If you're on subscription, that's cruft from old software.


----------



## Zenon (Oct 23, 2019)

While deleting 32 bit apps sometimes there were other documents, etc in the folders. I wasn't sure if I should touch those unless I knew what they were. I don't if they create performance issues that are noticeable.

New comp in 2 weeks and I'm still on the fence about a clean install vs cloning over. The Mac dealer said just to clone and I asked about the good plus the bad coming over. He said that is usually in your mail and they could clean that up.  

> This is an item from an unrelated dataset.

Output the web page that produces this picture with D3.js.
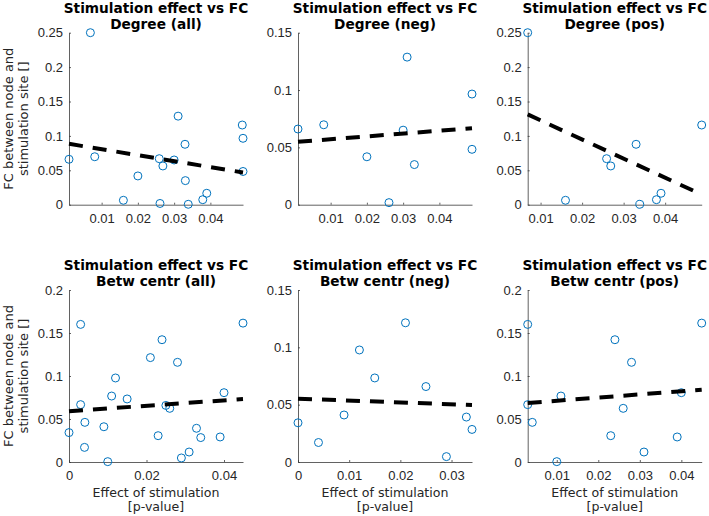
<!DOCTYPE html>
<html>
<head>
<meta charset="utf-8">
<script src="https://cdn.jsdelivr.net/npm/d3@7"></script>
<style>
  body { margin: 0; background: #fff; }
  svg { display: block; font-family: "DejaVu Sans", sans-serif; }
  .axis path, .axis line { stroke: #3a3a3a; stroke-width: 0.8; }
  .axis text { fill: #262626; font-size: 13px; }
</style>
</head>
<body>
<svg width="709" height="516"></svg>
<script>
// points: x = effect of stimulation (p-value), y = FC
var degNegX = [0.0010, 0.0081, 0.0200, 0.0261, 0.0300, 0.0311, 0.0331, 0.0490, 0.0490];
var degNegY = [0.0660, 0.0697, 0.0418, 0.0018, 0.0650, 0.1287, 0.0350, 0.0965, 0.0483];
var degPosX = [0.0069, 0.0160, 0.0259, 0.0269, 0.0330, 0.0339, 0.0379, 0.0390, 0.0488];
var degPosY = [0.2500, 0.0064, 0.0669, 0.0563, 0.0878, 0.0006, 0.0073, 0.0166, 0.1158];

var btwNegX = [0.0000, 0.0040, 0.0090, 0.0120, 0.0150, 0.0210, 0.0250, 0.0290, 0.0329, 0.0340];
var btwNegY = [0.0342, 0.0170, 0.0410, 0.0977, 0.0733, 0.1214, 0.0658, 0.0047, 0.0392, 0.0284];
var btwPosX = [0.0030, 0.0030, 0.0041, 0.0100, 0.0110, 0.0230, 0.0240, 0.0260, 0.0280, 0.0310, 0.0390, 0.0400, 0.0449];
var btwPosY = [0.1600, 0.0667, 0.0461, 0.0004, 0.0767, 0.0306, 0.1422, 0.0624, 0.1159, 0.0116, 0.0291, 0.0806, 0.1615];

var titles = ["Degree (all)", "Degree (neg)", "Degree (pos)",
              "Betw centr (all)", "Betw centr (neg)", "Betw centr (pos)"];
var yMax = [0.25, 0.15, 0.25, 0.2, 0.15, 0.2];
var yTicks = [[0, 0.05, 0.1, 0.15, 0.2, 0.25], [0, 0.05, 0.1, 0.15], [0, 0.05, 0.1, 0.15, 0.2, 0.25],
              [0, 0.05, 0.1, 0.15, 0.2], [0, 0.05, 0.1, 0.15], [0, 0.05, 0.1, 0.15, 0.2]];
var xTicks = [[0.01, 0.02, 0.03, 0.04], [0.01, 0.02, 0.03, 0.04], [0.01, 0.02, 0.03, 0.04],
              [0, 0.02, 0.04], [0, 0.01, 0.02, 0.03], [0.01, 0.02, 0.03, 0.04]];

var panelX = [degNegX.concat(degPosX), degNegX, degPosX, btwNegX.concat(btwPosX), btwNegX, btwPosX];
var panelY = [degNegY.concat(degPosY), degNegY, degPosY, btwNegY.concat(btwPosY), btwNegY, btwPosY];

var colLeft = [69, 298, 527.7];
var rowTop = [32.7, 290];
var w = 174, h = 172;
var fmt = d3.format("~g");

var svg = d3.select("svg");

// least squares line through the points
function fit(xs, ys) {
    var mx = d3.mean(xs), my = d3.mean(ys);
    var sxy = d3.sum(xs, function (d, i) { return (d - mx) * (ys[i] - my); });
    var sxx = d3.sum(xs, function (d) { return (d - mx) * (d - mx); });
    var b = sxy / sxx;
    return function (x) { return my + b * (x - mx); };
}

for (var p = 0; p < 6; p++) {
    var row = Math.floor(p / 3), col = p % 3;
    var xs = panelX[p], ys = panelY[p];
    var pts = xs.map(function (d, i) { return { x: d, y: ys[i] }; });

    var x = d3.scaleLinear().domain(d3.extent(xs)).range([0, w]);
    var y = d3.scaleLinear().domain([0, yMax[p]]).range([h, 0]);

    var g = svg.append("g")
        .attr("transform", "translate(" + colLeft[col] + "," + rowTop[row] + ")");

    g.append("g")
        .attr("class", "axis")
        .attr("transform", "translate(0," + h + ")")
        .call(d3.axisBottom(x).tickValues(xTicks[p]).tickFormat(fmt)
            .tickSizeInner(-2).tickSizeOuter(0).tickPadding(9));

    g.append("g")
        .attr("class", "axis")
        .call(d3.axisLeft(y).tickValues(yTicks[p]).tickFormat(fmt)
            .tickSizeInner(-2).tickSizeOuter(0).tickPadding(6));

    g.selectAll("circle")
        .data(pts)
        .enter().append("circle")
        .attr("cx", function (d) { return x(d.x); })
        .attr("cy", function (d) { return y(d.y); })
        .attr("r", 4)
        .attr("fill", "none")
        .attr("stroke", "#0072BD")
        .attr("stroke-width", 1);

    var f = fit(xs, ys);
    var dom = x.domain();
    g.append("line")
        .attr("x1", x(dom[0])).attr("y1", y(f(dom[0])))
        .attr("x2", x(dom[1])).attr("y2", y(f(dom[1])))
        .attr("stroke", "black")
        .attr("stroke-width", 4)
        .attr("stroke-dasharray", "14,10");

    var title = g.append("text")
        .attr("text-anchor", "middle")
        .style("font-weight", "bold")
        .style("font-size", "13.7px")
        .attr("fill", "black");
    title.append("tspan").attr("x", w / 2).attr("y", -20).text("Stimulation effect vs FC");
    title.append("tspan").attr("x", w / 2).attr("y", -4).text(titles[p]);

    if (col == 0) {
        var yl = svg.append("text")
            .attr("transform", "translate(0," + (rowTop[row] + h / 2) + ") rotate(-90)")
            .attr("text-anchor", "middle")
            .style("font-size", "13px")
            .attr("fill", "#262626");
        yl.append("tspan").attr("x", 0).attr("y", 13.3).text("FC between node and");
        yl.append("tspan").attr("x", 0).attr("y", 27.6).text("stimulation site []");
    }

    if (row == 1) {
        var xl = g.append("text")
            .attr("text-anchor", "middle")
            .style("font-size", "12.6px")
            .attr("fill", "#262626");
        xl.append("tspan").attr("x", w / 2).attr("y", h + 35).text("Effect of stimulation");
        xl.append("tspan").attr("x", w / 2).attr("y", h + 49).text("[p-value]");
    }
}
</script>
</body>
</html>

I'm doing quite a bit of reading and the only things I care about are accounts, mail accounts, calendars (we sync 5) and notes. The rest I can do it myself with confidence.  Johan gave me some advice so I'm deciding between the easy button or not. Nothing ever goes smoothly. I did clone my iMac and set up me Macbook Air using that.


----------



## Paul McFarlane (Oct 23, 2019)

Just for the benefit of others, you don't have to install additional software to see the 32-bit apps. If you go to About this Mac, System Report, Software, Applications you can see the 32 / 64 bit apps (click the column header to sort)


----------



## NicholasG (Oct 23, 2019)

Yes but using “About this Mac” could give you “false positives”. For example a 64 bit program that uses a 32 bit framework would not show up. The Go64 app shows all 32 bit code on your machine.


----------



## Zenon (Oct 23, 2019)

I started with that and tried out with Go64. It shows the path at the bottom. Not sure if I seen that using the Mac.


----------



## Zenon (Oct 23, 2019)

I was wondering why listed i1 Profiler was 32 and yet I could open it. A handy app.


----------



## Victoria Bampton (Oct 23, 2019)

Zenon said:


> New comp in 2 weeks and I'm still on the fence about a clean install vs cloning over. The Mac dealer said just to clone and I asked about the good plus the bad coming over. He said that is usually in your mail and they could clean that up.


FWIW, I tend to use a new computer as an opportunity for a clean install, and the Catalina 32/64 bit issue would definitely swing it for me. There's something lovely about a squeaky clean start. But YMMV.


----------



## Zenon (Oct 23, 2019)

Yes that does intrigue me. I know I want it


----------



## rob211 (Oct 23, 2019)

Paul McFarlane said:


> Just for the benefit of others, you don't have to install additional software to see the 32-bit apps. If you go to About this Mac, System Report, Software, Applications you can see the 32 / 64 bit apps (click the column header to sort)





NicholasG said:


> Yes but using “About this Mac” could give you “false positives”. For example a 64 bit program that uses a 32 bit framework would not show up. The Go64 app shows all 32 bit code on your machine.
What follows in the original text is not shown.